We congratulate the governor and people of Bayelsa State for setting up the BSOEC, receiving its report and determining to implement the recommendations of the report.
The world is debating the needed energy transition in the collective fight against climate change. While that is being done, other transitions, socioeconomic, ecological, as well as political transitions will be needed to ensure that justice undergirds every effort being made. We need transition from imaginaries that lock in extractivism and exploitation without responsibility.

We need to ensure that the new energy regime being constructed is not built on the same polluting foundations of the ebbing petroleum civilisation. This requires a bottom up, participatory approach which does not ignore indigenous knowledge and wisdom.

Remediation! Recovery! Restoration! Reparation!
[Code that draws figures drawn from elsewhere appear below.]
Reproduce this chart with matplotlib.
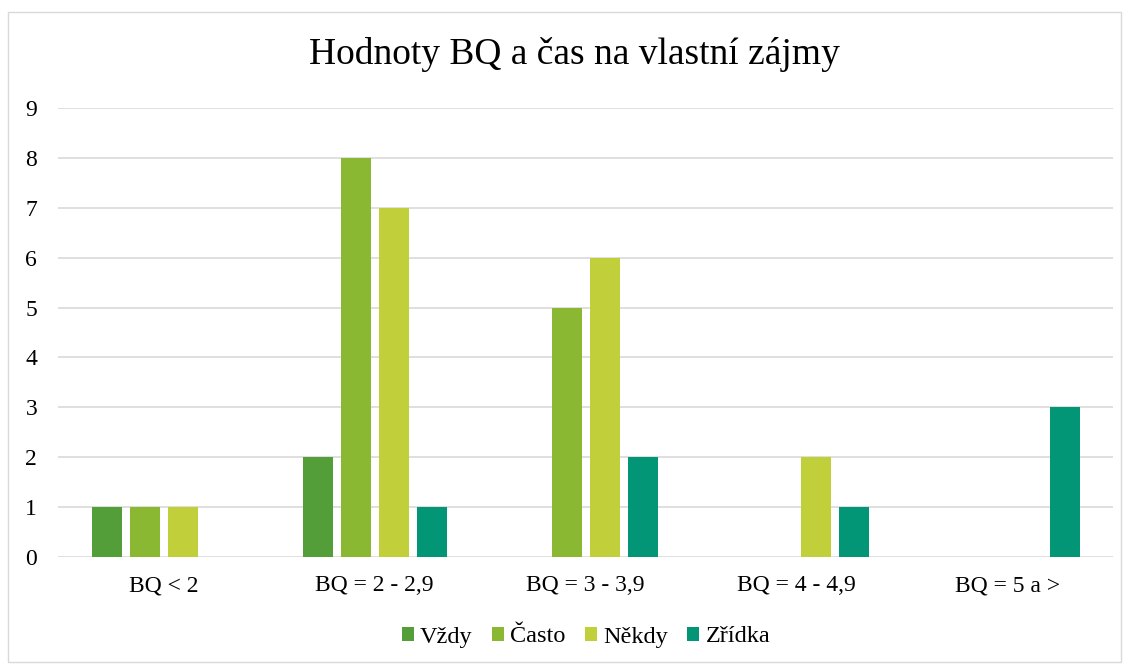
import numpy as np
import matplotlib.pyplot as plt
from matplotlib.patches import Rectangle

plt.rcParams["font.family"] = ["Liberation Serif", "DejaVu Serif"]

categories = ["BQ < 2", "BQ = 2 - 2,9", "BQ = 3 - 3,9", "BQ = 4 - 4,9", "BQ = 5 a >"]
series = ["Vždy", "Často", "Někdy", "Zřídka"]
vzdy = [1, 2, 0, 0, 0]
casto = [1, 8, 5, 0, 0]
nekdy = [1, 7, 6, 2, 0]
zridka = [0, 1, 2, 1, 3]
colors = ["#549E39", "#8AB833", "#C0CF3A", "#029676"]

fig = plt.figure(figsize=(11.29, 6.66), dpi=100)
ax = fig.add_axes([58 / 1129, 1 - 557 / 666, (1113 - 58) / 1129, (557 - 108) / 666])

# rámeček kolem grafu
fig.patches.append(Rectangle((8 / 1129, 4 / 666), 1113 / 1129, 650 / 666,
                             transform=fig.transFigure, fill=False,
                             edgecolor="#D9D9D9", linewidth=1))

x = np.arange(len(categories))
w = 30 / 211
step = 38 / 211
for i, (vals, name) in enumerate(zip([vzdy, casto, nekdy, zridka], series)):
    ax.bar(x + (i - 1.5) * step, vals, width=w, color=colors[i], label=name, zorder=3)

ax.set_xlim(-0.5, len(categories) - 0.5)
ax.set_ylim(0, 9)
ax.set_yticks(range(0, 10))
ax.set_xticks(x)
ax.set_xticklabels(categories)
ax.tick_params(length=0, labelsize=17, colors="#000000")
ax.tick_params(axis="y", pad=15)
ax.tick_params(axis="x", pad=13)
ax.grid(axis="y", color="#D9D9D9", linewidth=1.2, zorder=0)
for s in ax.spines.values():
    s.set_visible(False)

fig.text(0.509, 1 - 55 / 666, "Hodnoty BQ a čas na vlastní zájmy", ha="center", va="center", fontsize=27)
fig.legend(loc="center", bbox_to_anchor=(0.519, 1 - 637 / 666), ncol=4, frameon=False,
           fontsize=17.5, handlelength=0.5, handleheight=0.5, handletextpad=0.25,
           columnspacing=0.8)

fig.savefig("out.png", dpi=100)
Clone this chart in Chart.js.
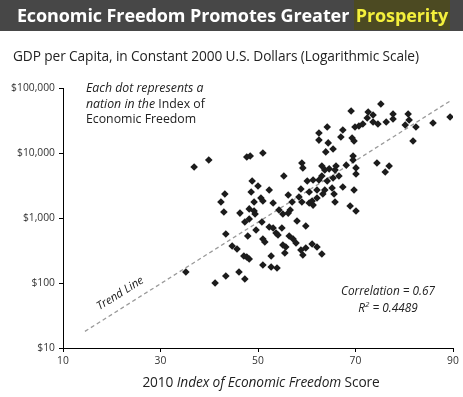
<!DOCTYPE html>
<html>
<head>
<meta charset="utf-8">
<script src="https://cdn.jsdelivr.net/npm/chart.js"></script>
<style>
body{margin:0;width:463px;height:397px;position:relative;background:#fff;font-family:'Open Sans',sans-serif;overflow:hidden;color:#333}
#bar{position:absolute;left:0;top:0;width:463px;height:31px;background:#474747}
#title{position:absolute;left:0;top:0;width:467px;line-height:31px;text-align:center;color:#fff;font-weight:bold;font-size:18px;letter-spacing:-0.1px}
#title span{background:#4c4a22;color:#f4f03c;padding:3px 2px}
#sub{position:absolute;left:13px;top:46px;font-size:13.7px;color:#222;white-space:nowrap;letter-spacing:-0.1px}
#note{position:absolute;left:86px;top:80px;font-size:12.3px;line-height:15.5px;color:#222}
#trend{position:absolute;left:93px;top:285px;font-size:11.5px;font-style:italic;color:#222;transform:rotate(-32deg);white-space:nowrap}
#corr{position:absolute;left:330px;top:283px;width:116px;text-align:center;font-size:11.8px;line-height:14px;font-style:italic;color:#222}
#xtitle{position:absolute;left:0;top:372px;width:522px;text-align:center;font-size:13.7px;color:#222;letter-spacing:-0.1px}
canvas{position:absolute;left:0;top:0}
div{z-index:2}
</style>
</head>
<body>
<div id="bar"></div>
<div id="title">Economic Freedom Promotes Greater <span>Prosperity</span></div>
<div id="sub">GDP per Capita, in Constant 2000 U.S. Dollars (Logarithmic Scale)</div>
<canvas id="myChart" width="463" height="397"></canvas>
<div id="note"><i>Each dot represents a</i><br><i>nation in the</i> Index of<br>Economic Freedom</div>
<div id="trend">Trend Line</div>
<div id="corr">Correlation = 0.67<br>R<sup style="font-size:8px">2</sup> = 0.4489</div>
<div id="xtitle">2010 <i>Index of Economic Freedom</i> Score</div>
<script>
const scoreTicks = [10,30,50,70,90];
const gdpTicks = [10,100,1000,10000,100000];

const scores = [36.9,39.9,47.7,48.4,51.0,
  48.8,50.0,48.6,52.3,43.2,42.4,49.2,50.6,51.0,53.1,43.0,46.3,48.2,49.2,49.4,55.1,54.3,
  43.4,47.3,48.2,50.8,49.6,47.9,52.3,53.1,54.9,51.0,51.4,44.7,45.7,47.1,47.7,48.2,52.7,51.0,52.7,35.2,43.4,46.1,47.3,41.2,53.9,
  57.0,59.0,60.5,61.3,65.8,68.9,70.1,56.6,56.2,58.0,59.8,53.7,54.1,56.4,57.2,55.1,55.7,55.5,57.8,58.8,59.8,59.2,61.1,62.1,63.1,
  59.0,59.2,55.3,63.1,64.6,63.7,66.0,65.8,66.6,68.1,69.5,69.5,70.1,70.1,60.1,61.3,62.5,63.1,64.2,65.4,58.8,60.5,62.1,63.7,65.2,67.4,69.7,63.3,65.6,56.2,58.4,61.1,62.1,
  62.5,62.5,64.4,65.4,63.9,64.2,67.4,67.0,69.3,69.7,69.1,69.9,70.7,71.5,72.4,72.6,73.6,75.2,73.6,74.6,76.3,77.7,77.7,80.8,81.0,80.2,82.4,85.9,89.4,81.8,74.4,76.9,76.1];

const gdp = [6100,7800,8700,9000,10000,
  3710,3110,2510,2700,2340,1760,1760,2030,1830,1700,1240,1190,1380,1280,1150,1150,1330,
  568,867,966,867,654,528,728,702,702,475,427,371,333,260,251,234,260,189,176,148,128,148,115,100,170,
  1760,1760,1700,1580,1760,1530,1280,1330,1190,899,753,588,547,528,475,384,358,290,412,322,345,270,398,358,279,
  7000,5900,4430,6300,5700,5500,6300,5500,4430,6500,9000,7800,5900,4750,3710,3850,3850,4430,3710,4120,2790,2510,2700,2700,2890,3000,2700,2340,2340,2260,2100,1830,2030,
  20300,15800,14300,11500,10400,25100,22600,17600,17000,15300,44300,25100,26000,27900,34500,42700,38500,56800,30000,27900,30000,39800,33300,39800,32200,27000,25100,29000,35800,15300,7000,6300,5100];

// trend line end points
const trendX = [14.5, 89.4];
const trendY = [18, 63000];

const axisGrid = {drawOnChartArea:false, drawTicks:true, tickLength:4, color:'#000'};
const axisBorder = {display:true, color:'#000', width:1};
const tickFont = {family:'Open Sans', size:10.3};

new Chart('myChart', {
  type: 'scatter',
  data: {
    datasets: [{
      data: scores.map((s,i)=>({x:s, y:gdp[i]})),
      pointStyle: 'rectRot',
      pointRadius: 3.8,
      backgroundColor: '#1c1c1c',
      borderWidth: 0,
      order: 1
    }, {
      type: 'line',
      data: trendX.map((s,i)=>({x:s, y:trendY[i]})),
      borderColor: '#9a9a9a',
      borderWidth: 1.3,
      borderDash: [4,3],
      pointRadius: 0,
      fill: false,
      order: 2
    }]
  },
  options: {
    responsive: false,
    animation: false,
    layout: {padding:{left:0, right:10, top:88, bottom:0}},
    plugins: {legend:{display:false}, tooltip:{enabled:false}},
    scales: {
      x: {
        type: 'linear', min: 10, max: 90,
        afterBuildTicks: s => { s.ticks = scoreTicks.map(v=>({value:v})) },
        afterFit: s => { s.height = 49 },
        grid: axisGrid, border: axisBorder,
        ticks: {font:tickFont, color:'#333', padding:3, maxRotation:0}
      },
      y: {
        type: 'logarithmic', min: 10, max: 100000,
        afterBuildTicks: s => { s.ticks = gdpTicks.map(v=>({value:v})) },
        afterFit: s => { s.width = 63 },
        grid: axisGrid, border: axisBorder,
        ticks: {font:tickFont, color:'#333', padding:4, callback: v => '$' + v.toLocaleString('en-US')}
      }
    }
  }
});
</script>
</body>
</html>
These are key scaffolds for building our way out of the hole the extractivism and accompanying pollution have pushed us into. Now is the time to forge the pathways to the future we desire.

There is a clear need to declare a state of environmental emergency in the oil producing communities of Nigeria. It is time for a comprehensive environmental, social and health audits of the region.

The process must now be put in place to expand the work of the Hydrocarbons Pollution Remediation Project (HYPREP) to cover the entire Niger Delta. The UNEP on the “Assessment of the Environment of Ogoniland” and the BSOEC reports have laid very strong foundations for this effort. We cannot wait any longer.

This conference provides an excellent platform for harnessing ideas and building support for the next steps going forward. We have sufficient expertise, knowledge and wisdom in the house and it is clear that we are in for very productive engagements.